This is the time in the semester when students want to hand in assignments that were due months ago--and to go over those assignments line-by-line with them. And they want more time to rewrite the assignment.
Well, OK. I just had one of those students now. Her excuse was that she was going to turn in the paper yesterday, but she had a doctor's appointment. She never asked me for an extension--until now. And I made it quite clear to her, and the rest of the class, that the deadline was last Wednesday.
And then she'll complain to the department chair, the dean or anyone else who will listen.
As if I'm not under enough pressure now. Evangelists are supposed to save people's souls. People like the student I mentioned think that my job is to save her ass.
And then I come home and call Mom and Dad. Dad answers and gives me, practically verbatim, the same monologue he gave me the other day. He knows what he needs to do, but he doesn't have the will to do it. I can give love, and maybe not a whole lot else. Certainly, I can't give someone the desire to be the kind of husband and father that he now laments not having been.
Perhaps I seem callous. But I've listened to him, even empathised with him--I spent lots of time depressed, too.--but he says he has no interest in anything, not even sex or food. He knows he needs to eat, and that getting laid probably wouldn't be a half-bad idea for him, either. He also knows he needs to shower, shave, get dressed and get out of the house--for any reason at all, really.

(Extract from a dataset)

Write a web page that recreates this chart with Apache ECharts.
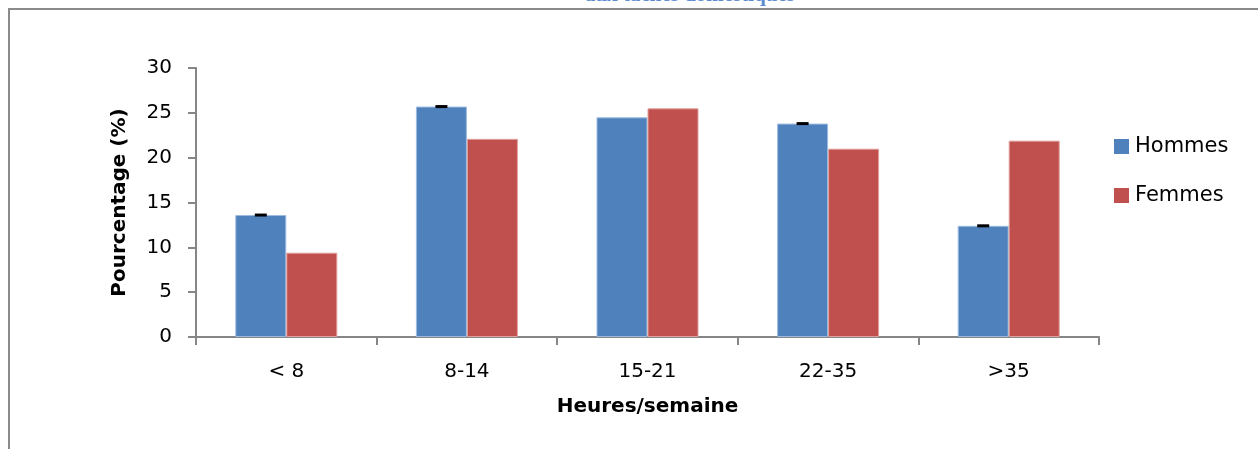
<!DOCTYPE html>
<html>
<head>
<meta charset="utf-8">
<script src="https://cdn.jsdelivr.net/npm/echarts@6/dist/echarts.min.js"></script>
<style>
html,body{margin:0;padding:0;background:#fff;}
#chart{width:1258px;height:449px;}
</style>
</head>
<body>
<div id="chart"></div>
<script>
const categories = ['< 8', '8-14', '15-21', '22-35', '>35'];
const hommes = [13.6, 25.7, 24.5, 23.8, 12.4];
const femmes = [9.4, 22.1, 25.5, 21.0, 21.9];
const hommesErr = [0.05, 0.05, null, 0.05, 0.05];
const seriesNames = ['Hommes', 'Femmes'];
const titleText = 'aux tâches domestiques';
const yAxisTitle = 'Pourcentage (%)';
const xAxisTitle = 'Heures/semaine';

const FONT = "'DejaVu Sans', 'Liberation Sans', sans-serif";
const BAR_W = 51;

const chart = echarts.init(document.getElementById('chart'));
chart.setOption({
  animation: false,
  backgroundColor: '#fff',
  textStyle: { fontFamily: FONT },
  graphic: [
    {
      type: 'rect', silent: true, z: 0,
      shape: { x: 9, y: 9, width: 1300, height: 500 },
      style: { fill: 'none', stroke: '#8a8a8a', lineWidth: 2 }
    },
    {
      type: 'text', silent: true, z: 10,
      x: 690, y: 6,
      style: {
        text: titleText,
        fill: '#5b8bd0',
        font: "bold 21px 'Liberation Serif', 'DejaVu Serif', serif",
        align: 'center',
        verticalAlign: 'bottom'
      }
    }
  ],
  legend: {
    orient: 'vertical',
    left: 1109,
    top: 131,
    itemWidth: 15,
    itemHeight: 15,
    itemGap: 28,
    icon: 'rect',
    itemStyle: { borderWidth: 0 },
    textStyle: { fontSize: 21, color: '#000', fontFamily: FONT, padding: [0, 0, 0, 1] },
    data: seriesNames
  },
  grid: { left: 196, right: 159, top: 68, bottom: 112, containLabel: false },
  xAxis: {
    type: 'category',
    data: categories,
    name: xAxisTitle,
    nameLocation: 'middle',
    nameGap: 60,
    nameTextStyle: { fontSize: 20, fontWeight: 'bold', color: '#000', fontFamily: FONT },
    axisLine: { lineStyle: { color: '#868686', width: 2 } },
    axisTick: { show: true, length: 8, interval: 0, lineStyle: { color: '#868686', width: 2 } },
    axisLabel: { fontSize: 20, color: '#000', margin: 25, fontFamily: FONT }
  },
  yAxis: {
    type: 'value',
    min: 0, max: 30, interval: 5,
    name: yAxisTitle,
    nameLocation: 'middle',
    nameGap: 66,
    nameRotate: 90,
    nameTextStyle: { fontSize: 20, fontWeight: 'bold', color: '#000', fontFamily: FONT },
    axisLine: { show: true, lineStyle: { color: '#868686', width: 2 } },
    axisTick: { show: true, length: 8, lineStyle: { color: '#868686', width: 2 } },
    splitLine: { show: false },
    axisLabel: { fontSize: 20, color: '#000', margin: 24, fontFamily: FONT }
  },
  series: [
    {
      name: seriesNames[0], type: 'bar', data: hommes,
      barWidth: BAR_W, barGap: '0%',
      itemStyle: { color: '#4f81bd', borderColor: '#9dbbe0', borderWidth: 1 }
    },
    {
      name: seriesNames[1], type: 'bar', data: femmes,
      barWidth: BAR_W, barGap: '0%',
      itemStyle: { color: '#c0504d', borderColor: '#e0a09e', borderWidth: 1 }
    },
    {
      type: 'custom', name: 'err', z: 5, silent: true,
      data: hommes.map((v, i) => [i, v, hommesErr[i]]),
      renderItem: function (params, api) {
        const err = api.value(2);
        if (err == null || isNaN(err)) return null;
        const v = api.value(1);
        const c = api.coord([api.value(0), v]);
        const top = api.coord([api.value(0), v + err])[1];
        const bot = api.coord([api.value(0), v - err])[1];
        const cx = c[0] - BAR_W / 2;
        const h = Math.max(3, bot - top);
        return {
          type: 'rect',
          shape: { x: cx - 6, y: (top + bot) / 2 - h / 2, width: 12, height: h },
          style: { fill: '#000' }
        };
      }
    }
  ]
});
</script>
</body>
</html>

When I told him that I have days when I don't want to leave the house and face all of the people at work, he said, "Well, it's your job. You have to do it." True enough. But, I explained, the teaching, advising, mentoring and other ways in which I interact with people--as much as I like doing those things, most of the time--aren't just the way I make my living. They're a job in the real sense: They're a purpose, one of my purposes. The only other thing about which I feel the same way is my writing. They are my raisons d' etre.
That, I explained, is what he really needs. He needs to create a purpose, a job, for himself. There are people who've lost their jobs, yet still wake up in the morning, shower, shave, dress and go to the train station. From there, they might actually take the train downtown to look for work. Or they might go to a cafe or some other place where other people like them congregate to encourage each other, compare resumes and such.
He could make his job something as basic as keeping up the yard or some part of the house. His old job isn't coming back, ever. Even if it were to return, my father probably wouldn't be hired for it; He is too old, in the eyes of those who are hiring. But he still has a lot to contribute, to himself and members of his family. And it isn't monetary.
But he needs a job. That is the way he identifies with, and values, himself. He needs a purpose, whatever it is. For the first time, I am understanding that a person's purpose changes over time. Back in the days when people died of things today's paramedics treat every day, perhaps they didn't have to change purpose: There was only survival, and most people grew their own crops and slaughtered the animals they ate. And they got married at 14 or 15 and had ten kids, four of whom might live long enough to become bearers of children themselves. When life is brutish, nasty and short, your only real job is to survive, and to ensure the survival of your family and race.
Now people like my father live much longer. Their jobs, or the instutions for or in which they performed them, become obsolete and and disappear. Their children move away and move on.
The scenario I've just described can happen to anyone. I can already see how some of my own jobs, my own purposes, have changed over the past few years. And I suspect that they will change again, however incrementally, after my surgery--which I hope to be ready for, and to do this July 7.